[Records excerpted from a collection]
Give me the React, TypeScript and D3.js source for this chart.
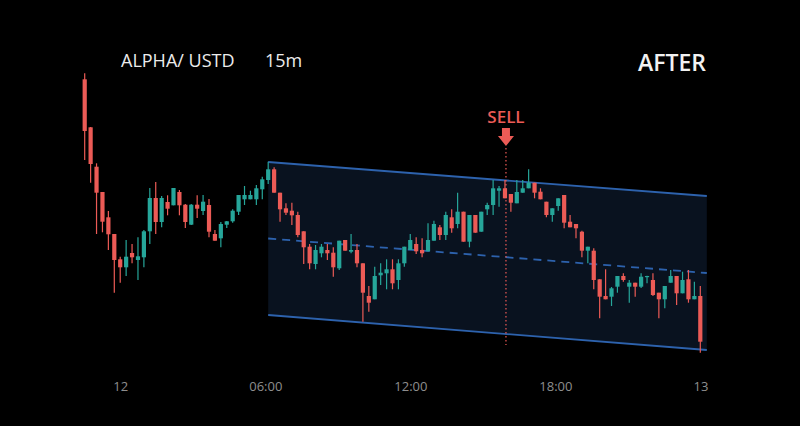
import React from "react";
import * as d3 from "d3";

// ---- Data (price units) ----
const opens = [320.7,272.7,233.3,208,182.7,166,140.7,132.7,147,140,142.7,168.7,202,178,198,194.7,208,195.3,175.3,195.3,
189,195,166,161.7,175.3,178.7,188.3,200.7,200.7,200.7,210.7,220,230.7,207.3,191.7,189.3,185,168.7,153.3,136,
146.7,150,147.3,131.7,160,148.3,150,136.7,104,100.7,124.7,126.7,130.7,120,136.7,150,156,150,148.7,159.3,
172.7,165,182.7,176,188.3,158.3,185,168.3,190.7,195,209.3,211.7,206,196.7,207.3,211.7,217.3,208.3,198.3,185,
194,205,178.3,176,168.3,149.3,149.3,120.7,104,103.3,113.3,124,113.3,117.3,113.3,123,120,107.3,100.7,117.3,
124,106.7,120.7,100.7,104];
const highs = [326.7,273,236.7,208,189,166,143.3,160,156,162.7,170,212,218,204,204.7,212,210,196,196,204.7,
205,201,170,178,179,190.7,205,214,209.3,215,223.3,238.3,232.7,207.3,196.7,197.3,188.3,168.7,156,155,
156,156,152.7,159.3,160,166,156,136.7,114,133.3,136.7,140.7,140.7,140.7,153.3,166,162.7,161.7,176.7,179.3,
175,188.3,190.7,207.3,188.3,185,185,188.3,197.3,220,214,220,206,220,220,230.7,217.3,211.7,198.3,191.7,
201.7,205,185,176,169.3,153.3,151.7,120.7,130.7,113,124,126.7,120,117.3,126.7,124.3,126.7,107.3,114,130,
124,128.3,130,118.3,114];
const lows = [240,217.3,166,167.7,150,107.3,117.3,124,136.7,120,132.7,156,166,172.7,184.7,194.7,184.7,172,175,182,
185,162.7,159.3,152.7,172,177.3,185,195,200.7,195,200.7,216,207.3,178.3,185,175,162.7,136,130.7,130.7,
142.7,140,123.3,130,149.3,146.7,132.7,78.3,88.3,100.7,115,110.7,110.7,110.7,133.3,150,146,142.7,148.7,159.3,
160,160,167.3,171.7,158.3,152.7,167.3,168.3,185,185,193.3,201.7,188.3,196.7,207.3,211.7,201.7,200.7,182.7,178.3,
189.3,171.7,172.7,161.7,142.7,136.7,110.7,81.7,100.7,94,107.3,118.3,97.3,103.3,112,116.7,104,81.7,91.7,117.3,
95,106.7,97.3,100.7,47.3];
const closes = [269,236,207.3,178.3,165.7,140,132.7,143.3,142.7,143.7,168.7,202,178,202,191.3,212,194.7,178,195.3,191.3,
198.3,168.3,159.3,176,178.7,189.3,205,205,205,211.7,220.7,230.7,207.3,190.7,187.3,184.7,165,152.7,136.7,150,
153.3,146.7,132.7,159.3,149.3,150,136.7,107.3,97.3,124,127.3,130.7,116.7,136.7,153.3,160,148.7,146.7,160,176,
165,185,171.7,188.3,158.3,185,167.3,188.3,195,211.7,211.7,201.7,197.3,208,211.7,217.3,207.3,200.7,185,191.7,
201.7,177.3,172.7,171.7,149.3,153.3,120,103.3,100.7,111.7,124,120,117.3,113.3,123.3,124,105,100.7,114,124,
106.7,120,100.7,104,58.3];

const tickLabels = ["12", "06:00", "12:00", "18:00", "13"];
const tickIndex = [6.1, 30.6, 55.1, 79.6, 104.1];

// descending channel (candle index, price)
const channelIdx = [31, 105.1];
const channelUpper = [238, 204];
const channelLower = [85, 50];

const sellIndex = 71;
const sellLineBottom = 55;

const W = 800;
const H = 426;

export default function App() {
  const n = opens.length;
  const x = d3.scaleLinear().domain([0, n - 1]).range([84.7, 700.3]);
  const y = d3.scaleLinear().domain([0, 400]).range([400, 0]);

  const up = "#26a69a";
  const down = "#ec5b56";
  const blue = "#2d62ad";
  const bodyW = 4.2;

  const mid = [
    (channelUpper[0] + channelLower[0]) / 2,
    (channelUpper[1] + channelLower[1]) / 2,
  ];

  const poly = [
    [x(channelIdx[0]), y(channelUpper[0])],
    [x(channelIdx[1]), y(channelUpper[1])],
    [x(channelIdx[1]), y(channelLower[1])],
    [x(channelIdx[0]), y(channelLower[0])],
  ];
  const line = d3.line<[number, number]>();

  const sx = x(sellIndex) + 1;

  return (
    <svg
      width={W}
      height={H}
      style={{ position: "absolute", left: 0, top: 0, background: "#000" }}
      fontFamily="'Open Sans', sans-serif"
    >
      <rect x={0} y={0} width={W} height={H} fill="#000" />

      {/* channel */}
      <path d={line(poly as any) + "Z"} fill="#09121f" />
      <line x1={x(channelIdx[0])} y1={y(channelUpper[0])} x2={x(channelIdx[1])} y2={y(channelUpper[1])} stroke={blue} strokeWidth={1.8} />
      <line x1={x(channelIdx[0])} y1={y(channelLower[0])} x2={x(channelIdx[1])} y2={y(channelLower[1])} stroke={blue} strokeWidth={1.8} />
      <line x1={x(channelIdx[0])} y1={y(mid[0])} x2={x(channelIdx[1])} y2={y(mid[1])} stroke={blue} strokeWidth={1.8} strokeDasharray="8 6" />

      {/* sell marker line */}
      <line x1={sx} x2={sx} y1={148} y2={y(sellLineBottom)} stroke={down} strokeWidth={1.2} strokeDasharray="1.5 2.5" />

      {/* candles */}
      {opens.map((o, i) => {
        const c = closes[i];
        const col = c >= o ? up : down;
        const cx = x(i);
        const top = y(Math.max(o, c));
        const bot = y(Math.min(o, c));
        return (
          <g key={i}>
            <line x1={cx} x2={cx} y1={y(highs[i])} y2={y(lows[i])} stroke={col} strokeWidth={1.2} />
            <rect x={cx - bodyW / 2} y={top} width={bodyW} height={Math.max(1.2, bot - top)} fill={col} />
          </g>
        );
      })}

      {/* SELL label + arrow */}
      <text x={sx} y={122.5} textAnchor="middle" fill={down} fontSize={17} fontWeight={600}>SELL</text>
      <path
        d={`M${sx - 4},128 L${sx + 4},128 L${sx + 4},136 L${sx + 8},136 L${sx},146 L${sx - 8},136 L${sx - 4},136 Z`}
        fill={down}
      />

      {/* titles */}
      <text x={121} y={67} fill="#ececec" fontSize={18} fontWeight={500}>ALPHA/ USTD</text>
      <text x={265} y={67} fill="#ececec" fontSize={18} fontWeight={500}>15m</text>
      <text x={706} y={71} textAnchor="end" fill="#f2f2f2" fontSize={23} fontWeight={600}>AFTER</text>

      {/* x axis labels */}
      {tickLabels.map((t, i) => (
        <text key={t} x={x(tickIndex[i])} y={391} textAnchor="middle" fill="#8e8e8e" fontSize={13}>
          {t}
        </text>
      ))}
    </svg>
  );
}
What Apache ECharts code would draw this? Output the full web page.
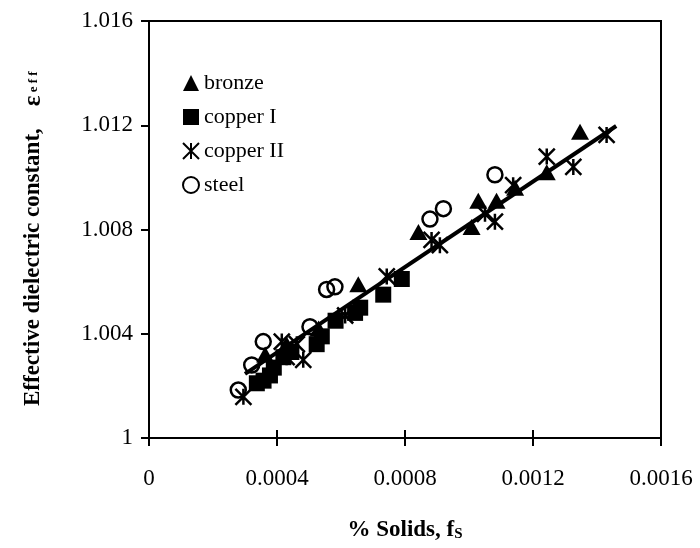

## WRITTEN REQUEST
Report how many lines contain "this". Give nothing but the number.

## EXERCISE ANSWER
2